On the heels of a Human Rights Watch report urging Greece to stop its abuse of migrants, the government announced the release of 1,200 migrants from holding cells and pledged to “drastically improve the country’s human rights record.” After the crackdown on migrants this summer, we welcome Greece’s promise, including its pledge to create a police department to investigate alleged abuses and to take the asylum procedure away from the police.

In fall 2008, we published Left to Survive, which exposed Greece’s inhumane treatment of unaccompanied migrant children, and Stuck in a Revolving Door, which documented its dysfunctional asylum system and the systematic practice of dumping migrants and asylum seekers across the border in Turkey.

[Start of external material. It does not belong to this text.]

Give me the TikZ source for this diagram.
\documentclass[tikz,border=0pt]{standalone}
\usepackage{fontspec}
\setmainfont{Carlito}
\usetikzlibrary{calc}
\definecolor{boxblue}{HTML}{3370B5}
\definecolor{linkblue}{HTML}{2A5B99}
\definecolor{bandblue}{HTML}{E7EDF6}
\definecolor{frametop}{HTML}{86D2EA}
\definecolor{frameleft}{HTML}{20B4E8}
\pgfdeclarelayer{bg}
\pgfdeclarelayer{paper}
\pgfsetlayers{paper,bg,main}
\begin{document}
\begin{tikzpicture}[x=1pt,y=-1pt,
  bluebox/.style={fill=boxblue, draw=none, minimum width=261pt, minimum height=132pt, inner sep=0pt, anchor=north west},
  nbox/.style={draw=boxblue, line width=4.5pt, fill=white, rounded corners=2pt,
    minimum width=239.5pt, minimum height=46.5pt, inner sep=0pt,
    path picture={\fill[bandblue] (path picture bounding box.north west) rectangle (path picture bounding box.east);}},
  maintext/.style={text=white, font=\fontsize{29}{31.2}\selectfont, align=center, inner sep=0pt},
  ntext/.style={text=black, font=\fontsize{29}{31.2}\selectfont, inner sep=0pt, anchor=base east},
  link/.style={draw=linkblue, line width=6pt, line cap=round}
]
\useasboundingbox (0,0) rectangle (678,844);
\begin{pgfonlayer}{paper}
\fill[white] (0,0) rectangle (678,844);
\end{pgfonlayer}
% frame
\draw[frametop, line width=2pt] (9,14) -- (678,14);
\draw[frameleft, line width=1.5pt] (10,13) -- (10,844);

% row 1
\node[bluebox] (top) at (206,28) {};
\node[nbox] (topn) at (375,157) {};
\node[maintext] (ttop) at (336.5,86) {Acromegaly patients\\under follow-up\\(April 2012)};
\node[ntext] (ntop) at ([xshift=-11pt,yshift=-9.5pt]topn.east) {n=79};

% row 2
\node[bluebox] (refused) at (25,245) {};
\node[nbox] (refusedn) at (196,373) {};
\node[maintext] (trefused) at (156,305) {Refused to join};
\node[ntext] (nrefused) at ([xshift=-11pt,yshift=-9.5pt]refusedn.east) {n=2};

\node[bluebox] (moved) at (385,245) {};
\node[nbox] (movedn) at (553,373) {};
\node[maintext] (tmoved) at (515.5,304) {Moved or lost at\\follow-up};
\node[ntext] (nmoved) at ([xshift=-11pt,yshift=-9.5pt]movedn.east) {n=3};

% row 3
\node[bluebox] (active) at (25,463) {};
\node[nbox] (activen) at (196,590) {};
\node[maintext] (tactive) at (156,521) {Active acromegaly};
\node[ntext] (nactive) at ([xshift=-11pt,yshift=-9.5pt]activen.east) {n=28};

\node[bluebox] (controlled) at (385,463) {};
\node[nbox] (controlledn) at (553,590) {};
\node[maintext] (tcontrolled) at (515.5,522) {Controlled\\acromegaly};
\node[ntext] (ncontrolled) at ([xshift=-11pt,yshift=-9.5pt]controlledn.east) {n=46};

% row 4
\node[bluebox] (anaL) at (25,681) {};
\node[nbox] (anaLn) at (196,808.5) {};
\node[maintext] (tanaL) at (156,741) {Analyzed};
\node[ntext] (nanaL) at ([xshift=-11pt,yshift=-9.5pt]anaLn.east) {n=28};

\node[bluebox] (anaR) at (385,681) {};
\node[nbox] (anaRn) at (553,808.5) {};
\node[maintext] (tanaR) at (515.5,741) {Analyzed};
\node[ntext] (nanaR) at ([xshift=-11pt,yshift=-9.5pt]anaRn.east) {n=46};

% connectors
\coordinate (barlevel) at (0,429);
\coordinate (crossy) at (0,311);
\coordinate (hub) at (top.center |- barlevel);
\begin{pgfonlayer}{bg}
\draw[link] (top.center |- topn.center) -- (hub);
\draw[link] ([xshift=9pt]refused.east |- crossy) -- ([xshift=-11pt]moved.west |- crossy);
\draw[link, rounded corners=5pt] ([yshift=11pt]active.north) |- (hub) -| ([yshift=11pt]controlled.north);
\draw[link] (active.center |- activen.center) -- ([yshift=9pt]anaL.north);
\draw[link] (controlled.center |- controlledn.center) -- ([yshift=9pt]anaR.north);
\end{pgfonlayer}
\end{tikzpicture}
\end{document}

This August, ahead of Greece’s review before the Committee on the Elimination of Racial Discrimination, we briefed the committee. Quoting the testimony of an Afghan boy from our report, the committee voiced concern over ill-treatment of migrants in Greece and demanded the government report on its efforts to treat migrants humanely within a year, ahead of the committee’s normally imposed reporting schedule.

On November 1, under concerted pressure from human rights advocates, Greece closed its Lesvos Island detention center and set the migrants held there free.

Our researchers will continue to monitor the treatment of migrants, including asylum seekers and unaccompanied children, to ensure the government not only follows through on its stated promises, but also provides care for unaccompanied children, ends the secret expulsion of migrants, and sets up a fair and transparent asylum system.